Suddenly Available to Every Phone Near You
Meta strategy makes sense because they can leverage on one of the world’s largest customer base. In fact they have already deployed LLama 3 on their entire product line: Facebook, Instagram, WhatsApp and Messenger.
Mind you, LLama 3 (Meta AI) is not yet available in all countries, but in WhatsApp you can try it in any group chat by writing @Meta AI and asking questions. The same goes for the other apps, there’s also a dedicated website where you can give it a try: meta.ai. If you login with Facebook you can also generate images, but the model lacks visual capabilities, so you won’t be able to ask it to respond queries about images.
In a single move, Meta managed to deploy GenAI to pretty much the entire humankind. WhatsApp counts 3Bn users, Facebook 3Bn as well and Instagram 2Bn, it’s safe to say - net of overlaps in user base - that if you have a phone, you have access to a GenAI assistant without having to do anything other than opening an app that’s already there.
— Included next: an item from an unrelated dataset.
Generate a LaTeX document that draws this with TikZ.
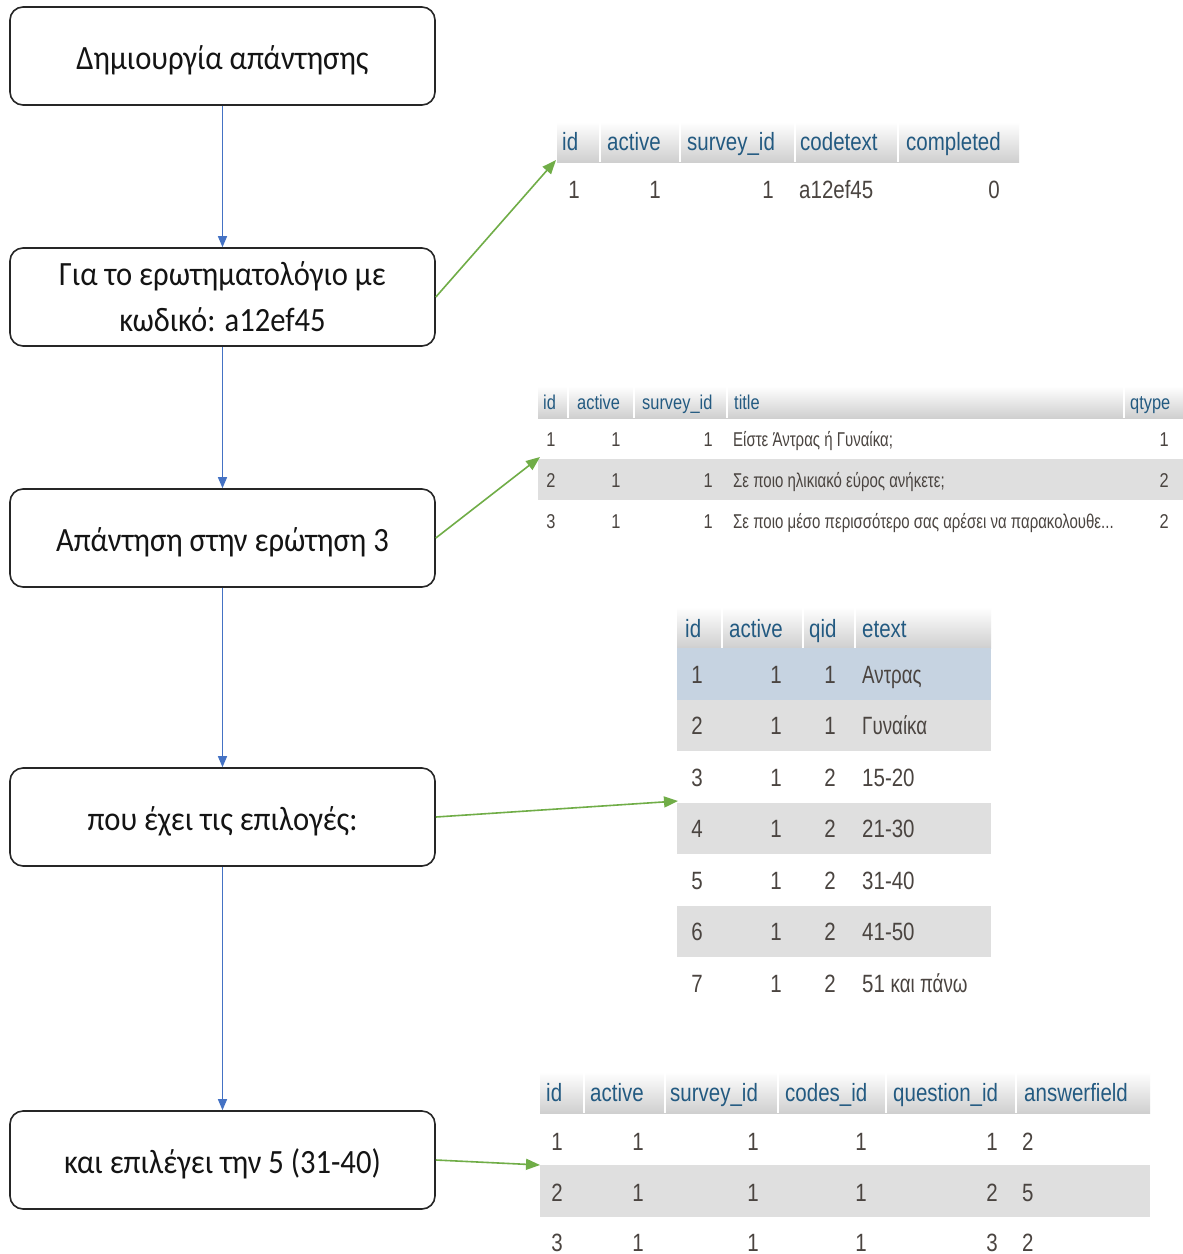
\documentclass[tikz,border=0pt]{standalone}
\usepackage{fontspec}
\setmainfont[FakeStretch=0.9]{Carlito}
\newfontfamily\tabfont[FakeStretch=0.82]{Liberation Sans}
\newfontfamily\grfont[FakeStretch=0.75]{Liberation Sans}
\usetikzlibrary{arrows.meta}
\definecolor{hdrtext}{HTML}{235A81}
\definecolor{dattext}{HTML}{4A4440}
\definecolor{rowgray}{HTML}{DFDFDF}
\definecolor{rowhl}{HTML}{C6D3E1}
\definecolor{hdrgray}{HTML}{CFCFCF}
\definecolor{boxline}{HTML}{262626}
\definecolor{flowblue}{HTML}{4472C4}
\definecolor{linkgreen}{HTML}{70AD47}
\tikzset{
  stepbox/.style={draw=boxline, line width=1.6pt, rounded corners=13pt, minimum width=425pt, minimum height=98pt, align=center, text=black!92, font=\fontsize{34}{46}\selectfont, inner sep=0pt},
  onebox/.style={stepbox, text height=31pt, text depth=4pt},
  flow/.style={draw=flowblue, line width=1.2pt, -{Triangle[length=11pt,width=9pt]}},
  link/.style={draw=linkgreen, line width=1.6pt, -{Triangle[length=14pt,width=11pt]}},
  hd/.style={inner sep=0pt, anchor=base west, text=hdrtext, font=\tabfont\fontsize{25}{28}\selectfont},
  hds/.style={hd, font=\tabfont\fontsize{20}{24}\selectfont},
  dw/.style={inner sep=0pt, anchor=base west, text=dattext, font=\tabfont\fontsize{25}{28}\selectfont},
  de/.style={dw, anchor=base east},
  dc/.style={dw, anchor=base},
  dws/.style={dw, font=\tabfont\fontsize{20}{24}\selectfont},
  des/.style={dws, anchor=base east},
  dcs/.style={dws, anchor=base},
  sep/.style={draw=white, line width=1.6pt}
}
\begin{document}
\begin{tikzpicture}[x=1pt,y=-1pt]
\useasboundingbox[fill=white] (0,0) rectangle (1183,1254);

% ---------------- left flow boxes
\node[onebox] (b1) at (222.5,56) {Δημιουργία απάντησης};
\node[stepbox] (b2) at (222.5,297) {Για το ερωτηματολόγιο με\\κωδικό: a12ef45};
\node[onebox] (b3) at (222.5,538) {Απάντηση στην ερώτηση 3};
\node[onebox] (b4) at (222.5,817) {που έχει τις επιλογές:};
\node[onebox] (b5) at (222.5,1160) {και επιλέγει την 5 (31-40)};

\draw[flow] (b1) -- (b2);
\draw[flow] (b2) -- (b3);
\draw[flow] (b3) -- (b4);
\draw[flow] (b4) -- (b5);

% ---------------- table 1 (codes)
\shade[top color=white, bottom color=hdrgray] (557,122) rectangle (1019,162);
\foreach \x in {600,680,795,898} \draw[sep] (\x,122) -- (\x,162);
\node[hd] (t1h1) at (562,150) {id};
\node[hd] (t1h2) at (607,150) {active};
\node[hd] (t1h3) at (687,150) {survey\_id};
\node[hd] (t1h4) at (800,150) {codetext};
\node[hd] (t1h5) at (906,150) {completed};
\node[dc] (t1d1) at (574,198) {1};
\node[dc] (t1d2) at (655,198) {1};
\node[de] (t1d3) at (774,198) {1};
\node[dw] (t1d4) at (799,198) {a12ef45};
\node[de] (t1d5) at (1000,198) {0};
\coordinate (t1) at (556,160);

% ---------------- table 2 (questions)
\shade[top color=white, bottom color=hdrgray] (538,386) rectangle (1183,418);
\fill[rowgray] (538,459) rectangle (1183,500);
\foreach \x in {568,634,727,1124} \draw[sep] (\x,386) -- (\x,418);
\node[hds] (t2h1) at (543,409) {id};
\node[hds] (t2h2) at (577,409) {active};
\node[hds] (t2h3) at (642,409) {survey\_id};
\node[hds] (t2h4) at (734,409) {title};
\node[hds] (t2h5) at (1130,409) {qtype};
\node[dcs] (t2r1a) at (551,446) {1};
\node[dcs] (t2r1b) at (616,446) {1};
\node[des] (t2r1c) at (713,446) {1};
\node[dws, font=\grfont\fontsize{20}{24}\selectfont] (t2r1d) at (733,446) {Είστε Άντρας ή Γυναίκα;};
\node[des] (t2r1e) at (1169,446) {1};
\node[dcs] (t2r2a) at (551,487) {2};
\node[dcs] (t2r2b) at (616,487) {1};
\node[des] (t2r2c) at (713,487) {1};
\node[dws, font=\grfont\fontsize{20}{24}\selectfont] (t2r2d) at (733,487) {Σε ποιο ηλικιακό εύρος ανήκετε;};
\node[des] (t2r2e) at (1169,487) {2};
\node[dcs] (t2r3a) at (551,528) {3};
\node[dcs] (t2r3b) at (616,528) {1};
\node[des] (t2r3c) at (713,528) {1};
\node[dws, font=\grfont\fontsize{20}{24}\selectfont] (t2r3d) at (733,528) {Σε ποιο μέσο περισσότερο σας αρέσει να παρακολουθε...};
\node[des] (t2r3e) at (1169,528) {2};
\coordinate (t2) at (540,457);

% ---------------- table 3 (choices)
\shade[top color=white, bottom color=hdrgray] (677,607) rectangle (991,648);
\fill[rowhl] (677,648) rectangle (991,699.5);
\fill[rowgray] (677,699.5) rectangle (991,751);
\fill[rowgray] (677,802.5) rectangle (991,854);
\fill[rowgray] (677,905.5) rectangle (991,957);
\foreach \x in {722,803,855} \draw[sep] (\x,607) -- (\x,648);
\node[hd] (t3h1) at (685,637) {id};
\node[hd] (t3h2) at (729,637) {active};
\node[hd] (t3h3) at (809,637) {qid};
\node[hd] (t3h4) at (862,637) {etext};
\foreach \q/\e [count=\i] in {1/{\grfont Αντρας}, 1/{\grfont Γυναίκα}, 2/15-20, 2/21-30, 2/31-40, 2/41-50, 2/{51 {\grfont και πάνω}}}{
  \pgfmathsetmacro\yb{648+51.5*(\i-1)+35}
  \node[dc] (t3r\i a) at (697,\yb) {\i};
  \node[de] (t3r\i b) at (782,\yb) {1};
  \node[de] (t3r\i c) at (836,\yb) {\q};
  \node[dw] (t3r\i d) at (862,\yb) {\e};
}
\coordinate (t3) at (678,801);

% ---------------- table 4 (answers)
\shade[top color=white, bottom color=hdrgray] (540,1072) rectangle (1150,1113);
\fill[rowgray] (540,1165) rectangle (1150,1217);
\foreach \x in {584,665,778,886,1016} \draw[sep] (\x,1072) -- (\x,1113);
\node[hd] (t4h1) at (546,1101) {id};
\node[hd] (t4h2) at (590,1101) {active};
\node[hd] (t4h3) at (670,1101) {survey\_id};
\node[hd] (t4h4) at (785,1101) {codes\_id};
\node[hd] (t4h5) at (893,1101) {question\_id};
\node[hd] (t4h6) at (1024,1101) {answerfield};
\foreach \qq/\af/\yb [count=\i] in {1/2/1150, 2/5/1201, 3/2/1251}{
  \node[dc] (t4r\i a) at (557,\yb) {\i};
  \node[dc] (t4r\i b) at (638,\yb) {1};
  \node[dc] (t4r\i c) at (753,\yb) {1};
  \node[dc] (t4r\i d) at (861,\yb) {1};
  \node[de] (t4r\i e) at (998,\yb) {\qq};
  \node[dw] (t4r\i f) at (1022,\yb) {\af};
}
\coordinate (t4) at (540,1165);

% ---------------- links
\draw[link] (b2.east) -- (t1);
\draw[link] (b3.east) -- (t2);
\draw[link] (b4.east) -- (t3);
\draw[link] (b5.east) -- (t4);
\end{tikzpicture}
\end{document}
That’s no small feat.
When I wrote about OpenAI feeling some pressure, I meant exactly this.
Such a widely available integration, among other things, also helps to introduce a new technology to less technically inclined users. This might be beneficial to many, for instance seniors are increasingly suffering from loneliness - not just them, unfortunately - and chatbots have been proven to help them feel less lonely. This outcome by itself should be a reason for celebration. I might add that a free integration at this level allows those with less or no disposable income, to still take advantage of a tremendously powerful technology. 💪
But Not Everyone is Happy
As you can expect, not everyone is happy about a change that can arguably be seen as a little pervasive. Many people have been asking how to remove the AI assistant, but the answer has been: you can’t. Well, for now you can block Meta AI on the various apps, if you wish, but that might not be a complete solution going forward.
It’s an experimental technology, some mistakes can be dangerous of course, but sometimes they’re just hilarious. The AP reported that Meta AI added itself to a Facebook group of Moms in NYC where it claimed it too had children in NYC 🤣. After being caught in his lie, it wrote:
“Apologies for the mistake! I’m just a large language model, I don’t have experiences or children” and then it disappeared.
Meta AI is apparently more mature than 99% of social media users. And I wouldn’t blame it for trying and feel the vibes of parenthood. In fact, I would have made it a honorary member of the group rather than shoo it out.
There were also a few complaints - rather mild if we compare them with what happened after the release of Gemini - about image generation. So let me introduce you the founders of Google:
And Microsoft:
The same issues about drawing white people (or refusing to, depending on the scenario) that have been plaguing Gemini are somewhat present in LLama 3 as well. At this point, this aspect seems to come with every LLM and image generation assistant, so we’ll get used to it. Though let’s be honest, who doesn’t like Bilal Gates?!
We are living in a fantastic time, where the pressure to compete and deliver on a single technology - well, outside of war times - has never been higher. Companies are trying to fiercely defend their positions with intense research & development efforts. Startups have a newborn technology that can be aligned in every possible direction. To say that all of this is just exciting is an understatement, in fact we are witnessing history being written.
That’s all for today, now go and enjoy that kombucha, if you must!